Lacreme ‘e cundannate è forse la canzone più completa in ricordo di Ferdinando Nicola Sacco e Bartolomeo Vanzetti per la pena di morte comminata ai danni dei due emigrati italiani in America, dopo una accusa inesistente ed un processo farsa, dall’artista Gilda Mignonette. La loro unica colpa è stata quella di fuggire verso il sogno americano, lontano dalla povertà.
Così si incammina “Santa Lucia Luntana – Gilda Mignonette: la regina degli emigranti” di Peppe Licciardi (prefazione di Gianni Cesarini – Edizioni MEA – pagg. 150). Maggio 1953, l’ultimo spettacolo musicale di Gilda per gli italiani d’America, gli emigranti, costretta su una sedia a rotelle per essere caduta qualche mese prima su un marciapiede di Fulton Street a Manhattan, mentre faceva shopping.
Un addio lungo, sofferto e sentito, dal pubblico quanto da Gilda, già provata dalla malattia, che rilasciò lacrime, emozioni vere, sentimenti laceranti. Circa centomila persone, molte delle quali fuori, su strada ad accontentarsi solo di sentire la voce dagli altoparlanti posizionati appositamente per non poterla osservare su un palco luccicante, perché senza biglietto. Sold out si direbbe oggi.

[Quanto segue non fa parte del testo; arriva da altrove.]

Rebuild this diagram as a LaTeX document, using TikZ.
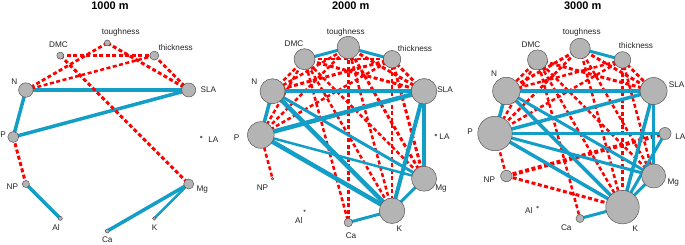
\documentclass[tikz,border=0pt]{standalone}
\usepackage{fontspec}
\setmainfont{Liberation Sans}
\usetikzlibrary{calc,backgrounds}
\definecolor{eblue}{RGB}{18,158,198}
\definecolor{ered}{RGB}{255,0,0}
\definecolor{vfill}{RGB}{180,180,180}
\definecolor{vline}{RGB}{85,85,85}
\definecolor{ltext}{RGB}{35,35,35}
\begin{document}
\begin{tikzpicture}[x=1pt,y=1pt,
  vtx/.style={circle,draw=vline,fill=vfill,line width=0.5pt,inner sep=0pt,minimum size=#1},
  vtx/.default=4pt,
  lbl/.style={font=\fontsize{8.2}{9}\selectfont,text=ltext,inner sep=0pt},
  ttl/.style={font=\bfseries\fontsize{11}{13}\selectfont,inner sep=0pt},
  poslink/.style={draw=eblue,line width=#1},
  poslink/.default=3pt,
  neglink/.style={draw=ered,line width=#1,dash pattern=on 4pt off 2.5pt},
  neglink/.default=2.6pt]
\useasboundingbox (0,0) rectangle (685,245);
\coordinate (c1) at (107.3,108);
\coordinate (c2) at (348.3,110);
\coordinate (c3) at (580,111.5);
% titles
\node[ttl] (t1) at (110,239) {1000 m};
\node[ttl] (t2) at (350.7,239) {2000 m};
\node[ttl] (t3) at (582.7,239) {3000 m};
% ---------- panel 1 nodes
\node[vtx=6pt]    (aT)  at ($(c1)+(90:94pt)$) {};
\node[vtx=9pt]    (aH)  at ($(c1)+(60:94pt)$) {};
\node[vtx=14pt]   (aS)  at ($(c1)+(30:94pt)$) {};
\node[vtx=2pt]    (aLA) at ($(c1)+(0:94pt)$) {};
\node[vtx=10pt]   (aMg) at ($(c1)+(-30:94pt)$) {};
\node[vtx=3.5pt]  (aK)  at ($(c1)+(-60:94pt)$) {};
\node[vtx=4pt]    (aCa) at ($(c1)+(-90:94pt)$) {};
\node[vtx=4pt]    (aAl) at ($(c1)+(-120:94pt)$) {};
\node[vtx=7pt]    (aNP) at ($(c1)+(-150:94pt)$) {};
\node[vtx=11pt]   (aP)  at ($(c1)+(180:94pt)$) {};
\node[vtx=14.5pt] (aN)  at ($(c1)+(150:94pt)$) {};
\node[vtx=7pt]    (aD)  at ($(c1)+(120:94pt)$) {};
% ---------- panel 2 nodes
\node[vtx=22.5pt] (bT)  at ($(c2)+(90:87.5pt)$) {};
\node[vtx=17.5pt] (bH)  at ($(c2)+(60:87.5pt)$) {};
\node[vtx=25.5pt] (bS)  at ($(c2)+(30:87.5pt)$) {};
\node[vtx=2pt]    (bLA) at ($(c2)+(0:87.5pt)$) {};
\node[vtx=25pt]   (bMg) at ($(c2)+(-30:87.5pt)$) {};
\node[vtx=25.5pt] (bK)  at ($(c2)+(-60:87.5pt)$) {};
\node[vtx=8.5pt]  (bCa) at ($(c2)+(-90:87.5pt)$) {};
\node[vtx=1.6pt]  (bAl) at ($(c2)+(-120:87.5pt)$) {};
\node[vtx=2.5pt]  (bNP) at ($(c2)+(-150:87.5pt)$) {};
\node[vtx=26.6pt] (bP)  at ($(c2)+(180:87.5pt)$) {};
\node[vtx=25pt]   (bN)  at ($(c2)+(150:87.5pt)$) {};
\node[vtx=21pt]   (bD)  at ($(c2)+(120:87.5pt)$) {};
% ---------- panel 3 nodes
\node[vtx=20.5pt] (cT)  at ($(c3)+(90:85pt)$) {};
\node[vtx=16.5pt] (cH)  at ($(c3)+(60:85pt)$) {};
\node[vtx=27pt]   (cS)  at ($(c3)+(30:85pt)$) {};
\node[vtx=12pt]   (cLA) at ($(c3)+(0:85pt)$) {};
\node[vtx=24pt]   (cMg) at ($(c3)+(-30:85pt)$) {};
\node[vtx=33.5pt] (cK)  at ($(c3)+(-60:85pt)$) {};
\node[vtx=8pt]    (cCa) at ($(c3)+(-90:85pt)$) {};
\node[vtx=2pt]    (cAl) at ($(c3)+(-120:85pt)$) {};
\node[vtx=11.5pt] (cNP) at ($(c3)+(-150:85pt)$) {};
\node[vtx=34.5pt] (cP)  at ($(c3)+(180:85pt)$) {};
\node[vtx=27.5pt] (cN)  at ($(c3)+(150:85pt)$) {};
\node[vtx=20pt]   (cD)  at ($(c3)+(120:85pt)$) {};
% ---------- edges (behind nodes)
\begin{scope}[on background layer]
% panel 1
\draw[poslink=4.5pt] (aN.center) -- (aS.center);
\draw[poslink=3.5pt] (aP.center) -- (aS.center);
\draw[poslink=3.5pt] (aN.center) -- (aP.center);
\draw[poslink=3.5pt] (aNP.center) -- (aAl.center);
\draw[poslink=3.5pt] (aMg.center) -- (aCa.center);
\draw[poslink=2.5pt] (aMg.center) -- (aK.center);
\draw[neglink=3pt] (aD.center) -- (aH.center);
\draw[neglink=3pt] (aD.center) -- (aMg.center);
\draw[neglink=2.8pt] (aT.center) -- (aN.center);
\draw[neglink=3pt] (aT.center) -- (aS.center);
\draw[neglink=2.5pt] (aH.center) -- (aN.center);
\draw[neglink=2.8pt] (aH.center) -- (aS.center);
\draw[neglink=3pt] (aP.center) -- (aNP.center);
% panel 2
\draw[neglink=2.5pt] (bD.center) -- (bN.center);
\draw[neglink=2.5pt] (bD.center) -- (bP.center);
\draw[neglink=3pt] (bD.center) -- (bS.center);
\draw[neglink=2.5pt] (bD.center) -- (bH.center);
\draw[neglink=2.5pt] (bT.center) -- (bN.center);
\draw[neglink=2.5pt] (bT.center) -- (bP.center);
\draw[neglink=3pt] (bT.center) -- (bS.center);
\draw[neglink=3pt] (bH.center) -- (bN.center);
\draw[neglink=2.5pt] (bH.center) -- (bP.center);
\draw[neglink=3pt] (bH.center) -- (bS.center);
\draw[neglink=2.5pt] (bD.center) -- (bCa.center);
\draw[neglink=2.5pt] (bT.center) -- (bCa.center);
\draw[neglink=2.5pt] (bD.center) -- (bK.center);
\draw[neglink=2.5pt] (bT.center) -- (bK.center);
\draw[neglink=2.5pt] (bH.center) -- (bK.center);
\draw[neglink=2.5pt] (bD.center) -- (bMg.center);
\draw[neglink=3pt] (bT.center) -- (bMg.center);
\draw[neglink=3pt] (bH.center) -- (bMg.center);
\draw[neglink=2.5pt] (bP.center) -- (bNP.center);
\draw[poslink=3pt] (bD.center) -- (bT.center);
\draw[poslink=3pt] (bT.center) -- (bH.center);
\draw[poslink=4pt] (bN.center) -- (bS.center);
\draw[poslink=3.5pt] (bN.center) -- (bP.center);
\draw[poslink=4.5pt] (bP.center) -- (bS.center);
\draw[poslink=4pt] (bS.center) -- (bK.center);
\draw[poslink=3.5pt] (bS.center) -- (bMg.center);
\draw[poslink=3pt] (bN.center) -- (bMg.center);
\draw[poslink=4.5pt] (bN.center) -- (bK.center);
\draw[poslink=2.5pt] (bP.center) -- (bMg.center);
\draw[poslink=4.5pt] (bP.center) -- (bK.center);
\draw[poslink=3pt] (bMg.center) -- (bK.center);
\draw[poslink=3pt] (bK.center) -- (bCa.center);
% panel 3
\draw[neglink=2.5pt] (cD.center) -- (cN.center);
\draw[neglink=2.5pt] (cD.center) -- (cP.center);
\draw[neglink=3pt] (cD.center) -- (cS.center);
\draw[neglink=3pt] (cT.center) -- (cN.center);
\draw[neglink=2.5pt] (cT.center) -- (cP.center);
\draw[neglink=3pt] (cT.center) -- (cS.center);
\draw[neglink=2.5pt] (cH.center) -- (cN.center);
\draw[neglink=2.5pt] (cH.center) -- (cP.center);
\draw[neglink=3pt] (cH.center) -- (cS.center);
\draw[neglink=2.5pt] (cD.center) -- (cK.center);
\draw[neglink=2.5pt] (cT.center) -- (cK.center);
\draw[neglink=2.5pt] (cH.center) -- (cK.center);
\draw[neglink=2.5pt] (cD.center) -- (cMg.center);
\draw[neglink=2.5pt] (cT.center) -- (cMg.center);
\draw[neglink=2.5pt] (cH.center) -- (cMg.center);
\draw[neglink=2.5pt] (cD.center) -- (cCa.center);
\draw[neglink=2.5pt] (cP.center) -- (cNP.center);
\draw[neglink=4pt] (cNP.center) -- (cLA.center);
\draw[neglink=3pt] (cNP.center) -- (cK.center);
\draw[poslink=3pt] (cT.center) -- (cH.center);
\draw[poslink=4.5pt] (cN.center) -- (cS.center);
\draw[poslink=3.5pt] (cN.center) -- (cP.center);
\draw[poslink=3.5pt] (cP.center) -- (cS.center);
\draw[poslink=3.5pt] (cP.center) -- (cLA.center);
\draw[poslink=3.5pt] (cS.center) -- (cK.center);
\draw[poslink=3pt] (cS.center) -- (cMg.center);
\draw[poslink=3pt] (cLA.center) -- (cK.center);
\draw[poslink=3pt] (cN.center) -- (cMg.center);
\draw[poslink=3.5pt] (cN.center) -- (cK.center);
\draw[poslink=3pt] (cP.center) -- (cMg.center);
\draw[poslink=3.5pt] (cP.center) -- (cK.center);
\draw[poslink=3pt] (cMg.center) -- (cK.center);
\draw[poslink=3pt] (cK.center) -- (cCa.center);
\end{scope}
% ---------- labels panel 1
\node[lbl] (aTl)  at (120.7,212.7) {toughness};
\node[lbl] (aDl)  at (58.5,200) {DMC};
\node[lbl] (aHl)  at (175.7,197) {thickness};
\node[lbl] (aNl)  at (14.3,163.3) {N};
\node[lbl] (aSl)  at (208.3,155) {SLA};
\node[lbl] (aPl)  at (3,110) {P};
\node[lbl] (aLAl) at (213.3,105.7) {LA};
\node[lbl] (aNPl) at (12.3,58.3) {NP};
\node[lbl] (aMgl) at (202.3,55.7) {Mg};
\node[lbl] (aAll) at (56,17) {Al};
\node[lbl] (aKl)  at (154.7,17.3) {K};
\node[lbl] (aCal) at (107.3,5.7) {Ca};
% ---------- labels panel 2
\node[lbl] (bTl)  at (345.7,212.7) {toughness};
\node[lbl] (bDl)  at (294,201) {DMC};
\node[lbl] (bHl)  at (415,196.7) {thickness};
\node[lbl] (bNl)  at (254.3,163.3) {N};
\node[lbl] (bSl)  at (445,155) {SLA};
\node[lbl] (bPl)  at (236.7,107.3) {P};
\node[lbl] (bLAl) at (444.5,108.3) {LA};
\node[lbl] (bNPl) at (262.5,57.3) {NP};
\node[lbl] (bMgl) at (441,56.3) {Mg};
\node[lbl] (bKl)  at (399.3,16.3) {K};
\node[lbl] (bCal) at (351,9.7) {Ca};
\node[lbl] (bAll) at (298.7,24.5) {Al};
% ---------- labels panel 3
\node[lbl] (cTl)  at (581.7,212.7) {toughness};
\node[lbl] (cDl)  at (531,200.5) {DMC};
\node[lbl] (cHl)  at (636,199.3) {thickness};
\node[lbl] (cNl)  at (494.2,171) {N};
\node[lbl] (cSl)  at (676.7,160) {SLA};
\node[lbl] (cPl)  at (470,113.3) {P};
\node[lbl] (cLAl) at (680.3,108) {LA};
\node[lbl] (cNPl) at (489.3,65.8) {NP};
\node[lbl] (cMgl) at (673.3,62) {Mg};
\node[lbl] (cKl)  at (635.3,16.3) {K};
\node[lbl] (cCal) at (566.3,17.5) {Ca};
\node[lbl] (cAll) at (528.7,34.2) {Al};
\end{tikzpicture}
\end{document}
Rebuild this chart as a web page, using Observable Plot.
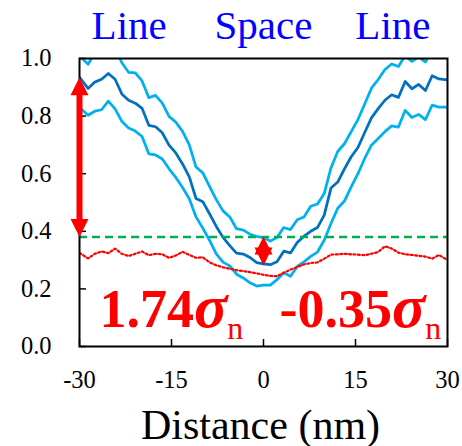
<!DOCTYPE html>
<html><head><meta charset="utf-8">
<script src="https://cdn.jsdelivr.net/npm/d3@7"></script>
<script src="https://cdn.jsdelivr.net/npm/@observablehq/plot@0.6"></script>
<style>
html,body{margin:0;padding:0;background:#fff}
svg{display:block}
#chart svg text, #chart svg tspan{font-family:'Liberation Serif','Times New Roman',Times,'DejaVu Serif',serif !important}
</style>
</head><body><div id="chart"></div>
<script>
const distance = [-30,-28.6,-27.5,-26.4,-25.3,-24.2,-23.1,-22,-20.9,-19.8,-18.7,-17.6,-16.5,-15.4,-14.3,-13.2,-12.1,-11,-9.9,-8.8,-7.7,-6.6,-5.5,-4.4,-3.3,-2.2,-1.1,0,1.1,2.2,3.3,4.4,5.5,6.6,7.7,8.8,9.9,11,12.1,13.2,14.3,15.4,16.5,17.6,18.7,19.8,20.9,22,23.1,24.2,25.3,26.4,27.5,28.6,30];
const upperProfile = [1.01,0.98,1.02,1.03,1.05,1.04,0.985,0.952,0.950,0.922,0.864,0.872,0.845,0.799,0.779,0.747,0.700,0.623,0.603,0.556,0.510,0.471,0.450,0.409,0.404,0.390,0.382,0.378,0.366,0.378,0.413,0.406,0.440,0.450,0.487,0.495,0.531,0.620,0.677,0.704,0.746,0.788,0.842,0.897,0.927,0.962,0.981,0.972,1.01,0.99,1.005,0.988,1.03,1.02,1.02];
const meanProfile = [0.935,0.896,0.918,0.928,0.948,0.928,0.877,0.855,0.845,0.827,0.768,0.763,0.742,0.699,0.672,0.634,0.589,0.514,0.503,0.461,0.417,0.379,0.350,0.324,0.321,0.309,0.291,0.287,0.284,0.294,0.331,0.325,0.361,0.383,0.400,0.413,0.456,0.550,0.571,0.617,0.659,0.691,0.743,0.794,0.826,0.855,0.874,0.865,0.92,0.895,0.91,0.889,0.94,0.929,0.926];
const lowerProfile = [0.830,0.803,0.817,0.822,0.852,0.825,0.782,0.759,0.748,0.729,0.669,0.665,0.651,0.617,0.587,0.552,0.513,0.450,0.411,0.369,0.322,0.293,0.280,0.251,0.238,0.221,0.210,0.213,0.213,0.232,0.256,0.244,0.278,0.294,0.313,0.328,0.369,0.427,0.480,0.505,0.554,0.600,0.653,0.699,0.722,0.746,0.766,0.762,0.820,0.795,0.806,0.788,0.838,0.831,0.831];
const referenceProfile = [0.325,0.306,0.322,0.330,0.324,0.340,0.322,0.314,0.322,0.330,0.317,0.322,0.320,0.308,0.316,0.329,0.318,0.308,0.310,0.292,0.282,0.275,0.270,0.265,0.262,0.258,0.254,0.249,0.245,0.244,0.256,0.267,0.276,0.285,0.290,0.292,0.305,0.319,0.320,0.322,0.320,0.319,0.317,0.322,0.328,0.348,0.340,0.326,0.320,0.318,0.315,0.312,0.305,0.318,0.300];
const thresholdLevel = [0.38];
const xTicks = [-30, -15, 0, 15, 30];
const yTicks = [0, 0.2, 0.4, 0.6, 0.8, 1.0];
const regionLabels = ["Line", "Space", "Line"];
const regionCenters = [-21.9, 0, 21.1];
const contrastLabels = ["1.74", "-0.35"];
const contrastX = [-26.75, 2.6];
const contrastY = [0.066, 0.066];
const arrowX = [-30, 0];
const arrowLow = [0.38, 0.281];
const arrowHigh = [0.935, 0.382];
const axisTitle = ["Distance (nm)"];

const rows = distance.map((d, i) => ({
  distance: d, upper: upperProfile[i], mean: meanProfile[i],
  lower: lowerProfile[i], ref: referenceProfile[i]
}));
const arrows = arrowX.map((x, i) => ({x, lo: arrowLow[i], hi: arrowHigh[i]}));
const contrasts = contrastLabels.map((t, i) => ({t, x: contrastX[i], y: contrastY[i]}));
const regions = regionLabels.map((t, i) => ({t, x: regionCenters[i]}));

const W = 462, H = 446, mL = 79, mR = 15, mT = 58, mB = 100;
const plotW = W - mL - mR, plotH = H - mT - mB;
const serif = "'Liberation Serif', 'Times New Roman', Times, 'DejaVu Serif', serif";
const upHead = {draw(ctx) { ctx.moveTo(0, 0); ctx.lineTo(9, 18); ctx.lineTo(-9, 18); ctx.closePath(); }};
const downHead = {draw(ctx) { ctx.moveTo(0, 0); ctx.lineTo(9, -18); ctx.lineTo(-9, -18); ctx.closePath(); }};

const svg = Plot.plot({
  width: W, height: H,
  marginLeft: mL, marginRight: mR, marginTop: mT, marginBottom: mB,
  style: {fontFamily: serif, background: "white", color: "black", overflow: "visible"},
  x: {domain: [-30, 30], ticks: xTicks, tickSize: 0, tickPadding: 24, tickFormat: d => String(d), label: null},
  y: {domain: [0, 1], ticks: yTicks, tickSize: 0, tickPadding: 28, tickFormat: d3.format(".1f"), label: null},
  marks: [
    Plot.tickY(yTicks, {y: d => d, insetRight: plotW - 7, stroke: "black", strokeWidth: 1.5}),
    Plot.tickX(xTicks, {x: d => d, insetTop: plotH - 7, stroke: "black", strokeWidth: 1.5}),
    Plot.lineY(rows, {x: "distance", y: "upper", stroke: "#00B0F0", strokeWidth: 2.75, clip: true}),
    Plot.lineY(rows, {x: "distance", y: "lower", stroke: "#00B0F0", strokeWidth: 2.75, clip: true}),
    Plot.lineY(rows, {x: "distance", y: "mean", stroke: "#0070C0", strokeWidth: 2.75, clip: true}),
    Plot.lineY(rows, {x: "distance", y: "ref", stroke: "#FF0000", strokeWidth: 2.2, strokeDasharray: "2 2.4", clip: true}),
    Plot.ruleY(thresholdLevel, {y: d => d, stroke: "#00B050", strokeWidth: 2.5, strokeDasharray: "8 5"}),
    Plot.frame({stroke: "black", strokeWidth: 2}),
    Plot.ruleX(arrows, {x: "x", y1: "hi", y2: "lo", insetTop: 10, insetBottom: 10, stroke: "#FF0000", strokeWidth: 6}),
    Plot.dot(arrows, {x: "x", y: "hi", symbol: upHead, r: 5, fill: "#FF0000", stroke: "none"}),
    Plot.dot(arrows, {x: "x", y: "lo", symbol: downHead, r: 5, fill: "#FF0000", stroke: "none"}),
    Plot.text(regions, {x: "x", text: "t", frameAnchor: "top", lineAnchor: "bottom", dy: -20, fontSize: 41, fill: "#0000FF"}),
    Plot.text(axisTitle, {text: d => d, frameAnchor: "bottom", lineAnchor: "bottom", dy: 92, dx: -3, fontSize: 42, fill: "black"}),
    Plot.text(contrasts, {x: "x", y: "y", text: d => d.t + "σn", textAnchor: "start", lineAnchor: "bottom", fontSize: 54, fontWeight: "bold", fill: "#FF0000"})
  ]
});

const root = d3.select(svg);
root.selectAll("text").filter(function () { return this.textContent.endsWith("σn"); }).each(function () {
  const t = this.textContent;
  const num = t.slice(0, -2);
  const sel = d3.select(this);
  sel.text(null);
  sel.append("tspan").text(num);
  sel.append("tspan").attr("font-style", "italic").attr("font-size", 62).text("σ");
  sel.append("tspan").attr("font-weight", "normal").attr("font-size", 32).attr("dy", 12).text("n");
});
root.selectAll("g[aria-label*='axis'] text").style("font-size", "24.5px");
root.selectAll("g[aria-label*='axis']").attr("font-size", 24.5).attr("font-family", null);

document.getElementById("chart").appendChild(svg);
</script>
</body></html>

“E’ l’ultima volta che c’incontriamo, l’ultima volta che canto per voi. Ho deciso di ritirarmi, voglio tornare a Napoli, nella mia ma anche nella vostra amata terra… a voi italiani che restate qui in America, ve’ lasso ‘o core mio, ‘nu vaso e il ricordo di una donna che vi ha sempre amato come voi tutti avete amato.”
Negli ultimi dodici giorni di navigazione per tornare nella sua Napoli, nella mente di Gilda riaffiorano ricordi, sogni di una vita che fu, accadimenti, circostanze, vissuti. Uno dei tanti, la Piedigrotta del 1927. Già regina incontrastata della canzone napoletana, la Mignonette catturava le prime pagine tirate giorni e giorni prima dell’evento tra i più attesi dell’anno all’ombra del Vesuvio.
Nel suo ultimo viaggio Gilda deve misurarsi anche con la presenza di un anziano gangster americano, tale Don Ignazio Dragna, verso il quale la Mignonette aveva rifiutato di partecipare al matrimonio della figlia. Nel camerino la stessa sera in cui sposava la figlia di questi, l’emigrante napoletana trovò un abito di scena con un colpo di pistola all’altezza del cuore ed un bossolo avvolto con un chiaro messaggio mafioso:” certe cose vanno fatte”.
Ma Gilda non si scompose più di tanto, cambiò abito di scena come era suo solito fare e di nuovo tra il pubblico a cantare a squarciagola. Ma lo spettacolo dovette, per forza maggiore, interrompersi per uno spiacevole episodio. Un altro avvertimento del gangster rifiutato artisticamente dalla soubrette napoletana emigrata. Uno dei tanti e nemmeno il più leggero. Le pressioni della mafia americana su di lei si facevano sempre più veementi.
Il coraggio di Gilda non aveva direzione. Il 15 gennaio 1942 fu condannata dalla Corte penale del tribunale di New York, per apologia e istigazione alla disobbedienza civile. Una “condanna artistica”: divieto di incidere dischi, di partecipare a trasmissioni radiofoniche e censura preventiva ai suoi testi teatrali. A piede libero si, ma tarpata le ali.
Ma il suo coraggio civile e artistico le permisero di continuare a disobbedire, nonostante l’FBI la seguiva e gli ispettori dell’agenzia delle entrate americana la tallonavano per vederla “inciampare” nella trappola dell’evasione fiscale (Al Capone docet).
All’ottavo giorno di navigazione un episodio fa presagire l’inizio della fine. Le condizioni fisiche di Gilda cominciavano a precipitare. La malattia incombeva. Il finale di questo lavoro editoriale lascia pensieri indelebili nella testa del lettore e chiunque dovrebbe vivere quelle pagine per capire e interrogarsi all’indietro, per riguardare la propria vita, ma anche qui ci vuole coraggio, proprio come Gilda Mignonette ne ha avuto. Allora non è un libro per tutti, ma solo per coraggiosi.
Griselda Andreatini, questo il suo vero nome, riposa a Poggioreale nel cimitero monumentale. E come tanti napoletani illustri è stata dimenticata dalla storia.